Ekonomi Amerika Serikat (AS) terkontraksi atau minus 32,9 persen pada kuartal II 2020 akibat tertekan virus corona.
Dengan kondisi itu Negeri Paman Sam resmi masuk ke jurang resesi setelah tumbuh minus 5 persen pada kuartal I 2020.
Dilansir dari AFP, Kamis 30 Juli 2020, kondisi ini menempatkan AS ke ekonomi terburuk sejak 1947. Penurunan ekonomi disumbang oleh konsumsi rumah tangga yang turun 34,6 persen secara tahunan.
Padahal, indikator ini merupakan penyumbang utama ekonomi AS selama ini.
Sebelumnya, resesi ekonomi juga sudah dialami oleh beberapa negara di dunia. Salah satunya, Jerman.
Pemerintah Jerman mengumumkan pertumbuhan ekonomi minus 10,1 persen. Jerman resmi mengalami resesi ekonomi setelah tumbuh minus 2,2 persen pada kuartal I 2020.
Kontraksi ekonomi Jerman juga menjadi terbesar dan lebih parah dari krisis keuangan 2008-2009.
Tak hanya Jerman, Korea Selatan juga mengalami pertumbuhan ekonomi negatif dua kuartal berturut-turut pada tahun ini. Negeri K-Pop tumbuh minus 1,3 persen pada kuartal I 2020 dan minus 3,3 persen pada kuartal II 2020.
Singapura juga berada di jurang resesi pada kuartal II 2020. Ekonomi Negeri Singa turun 12 persen pada kuartal II 2020 setelah tumbuh minus 0,7 persen pada kuartal I 2020.
Indonesia menjadi salah satu negara yang mengalami ketidakpastian itu. Bahkan kini risiko resesi menjadi sangat tinggi.
Baca Juga: Hati-Hati, Indonesia Bisa Masuk Jurang Resesi Jika Ini Terjadi
Pada kuartal I-2020, ekonomi Indonesia masih bisa tumbuh 2,97%. Meski menjadi catatan terendah sejak 2001, tetapi itu bisa dicapai kala negara-negara lain mengalami kontraksi (pertumbuhan negatif). Bahkan China mengalai kontraksi sampai -6,8%.

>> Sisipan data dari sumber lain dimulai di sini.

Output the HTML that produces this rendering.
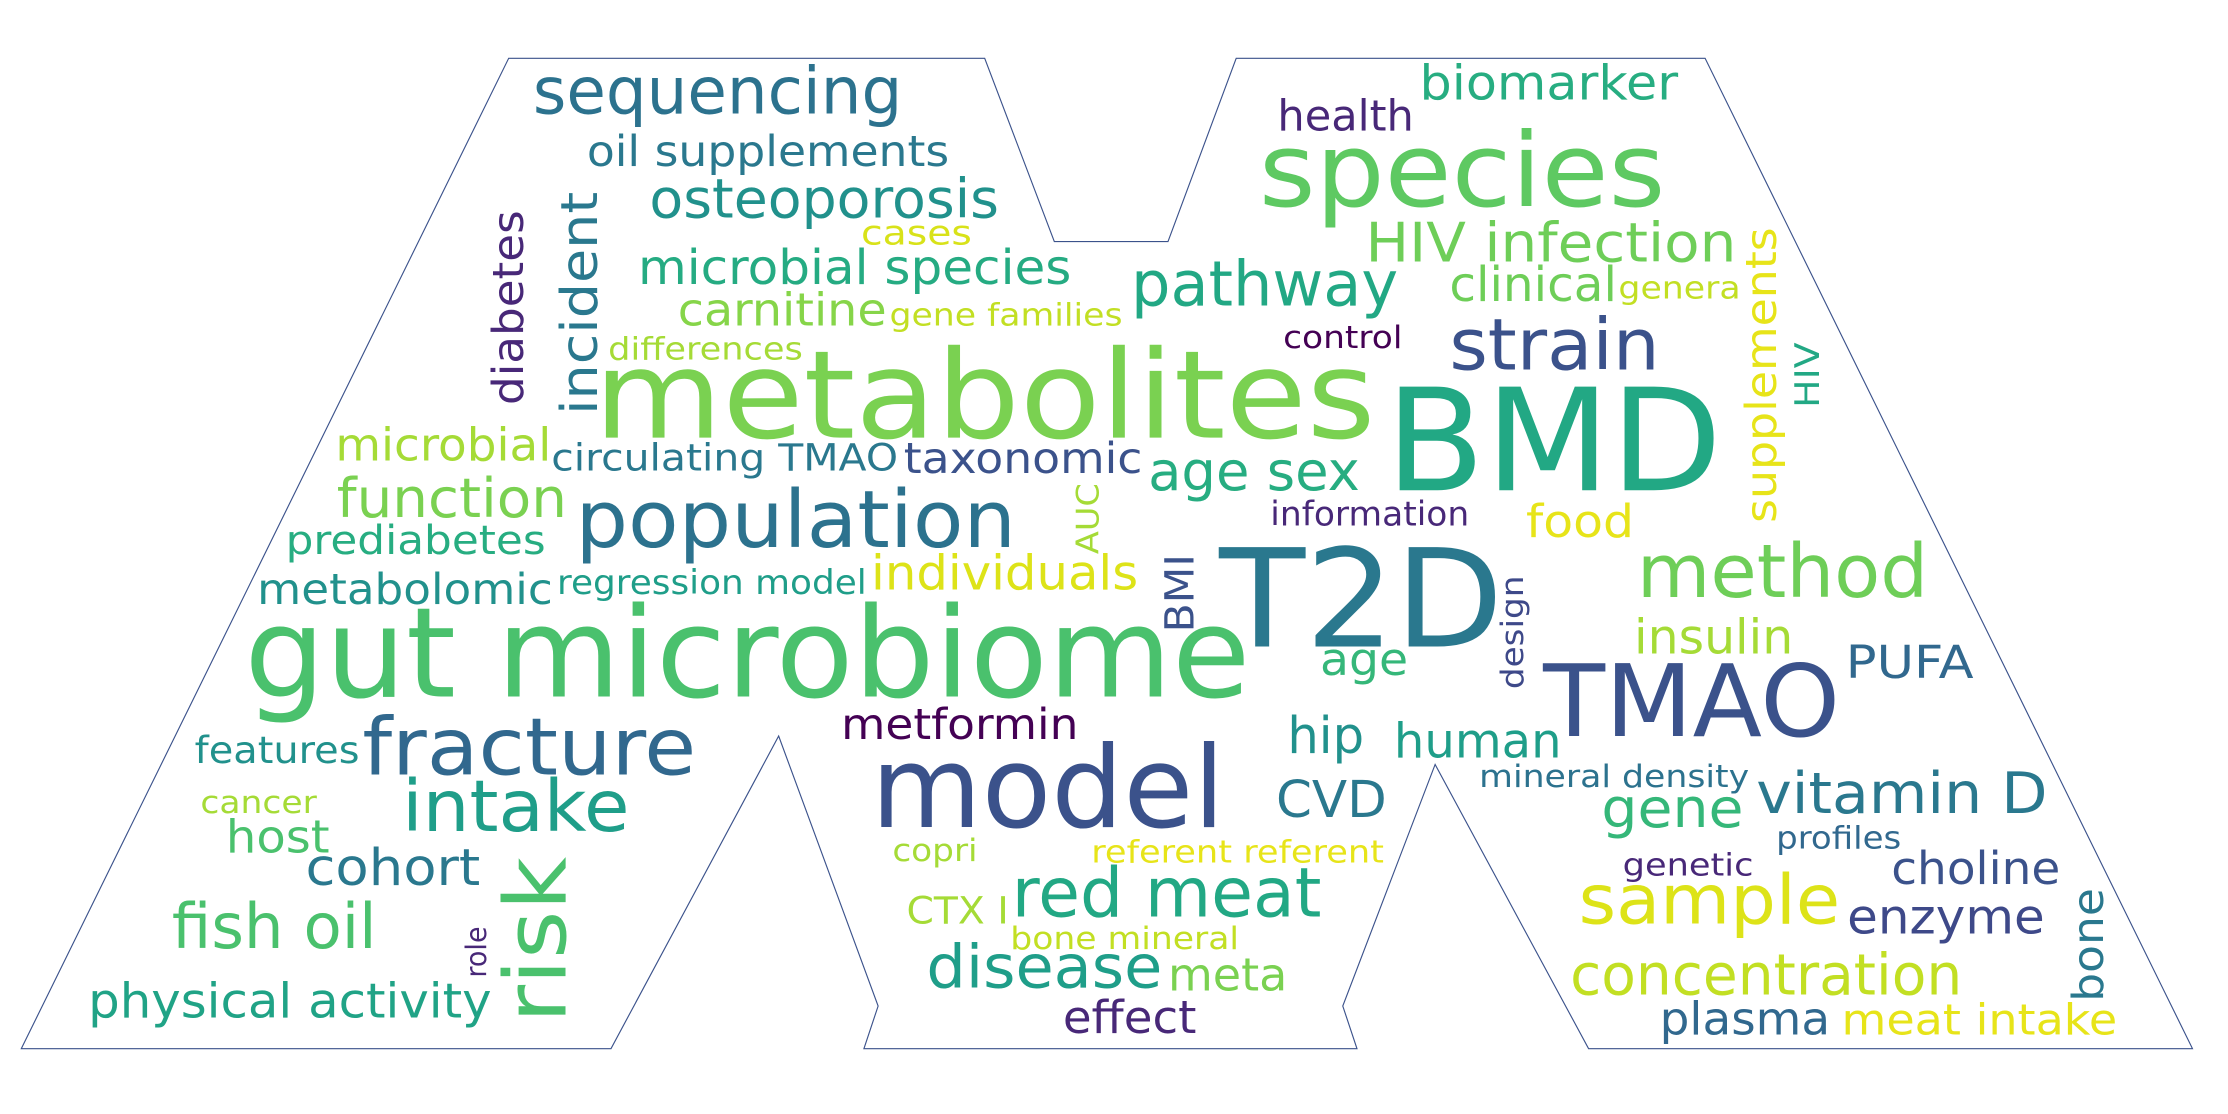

Namun pada kuartal II-2020, sepertinya Indonesia sudah tidak bisa menghindar dari kontraksi. Sri Mulyani Indrawati, Menteri Keuangan, memperkirakan ekonomi April-Juni akan terkontraksi dalam kisaran -3,5% hingga -5,1%.
Jika pada kuartal III-2020 kontraksi kembali terjadi, maka Indonesia secara sah dan meyakinkan akan masuk jurang resesi. Pemerintah memperkirakan ekonomi pada kuartal III-2020 berada di kisaran -1% hingga 1,2%. Kemungkinan kontraksi masih ada, sehingga risiko resesi tidak bisa dikesampingkan.
"Secara definisi begitu (resesi). Namun kita berharap kuartal III tidak negatif," ujar Sri Mulyani.
Risiko Indonesia masuk ke jurang resesi sepertinya semakin tinggi. Pasalnya, tambah banyak saja institusi yang meramal Indonesia bakal mengalami kontraksi ekonomi dua kuartal beruntun pada 2020.
Terbaru, Moody's Investors Service, lembaga pemeringkat internasional memperkirakan pendapatan para perusahaan di Indonesia akan turun hingga 50 persen pada 2020 dibandingkan pendapatan pada 2019. Penurunan pendapatan terjadi akibat tekanan ekonomi di tengah pandemi virus corona atau covid-19.
Baca Juga: Susul Singapura dan Korsel, Jerman Resmi Resesi
Analis Moody's Stephanie Cheong mengatakan potensi penurunan pendapatan terjadi karena pandemi virus corona menekan permintaan konsumsi masyarakat. Selain itu, juga turut menekan harga komoditas di pasar internasional.
"Kami memperkirakan indikator keuangan melemah di 2020 sebelum akhirnya pulih secara bertahap pada 2021, meskipun pendapatan akan tetap lebih rendah dari tahun-tahun sebelumnya," ungkapnya dalam laporan terbaru Moody's, Kamis 30 Juli 2020.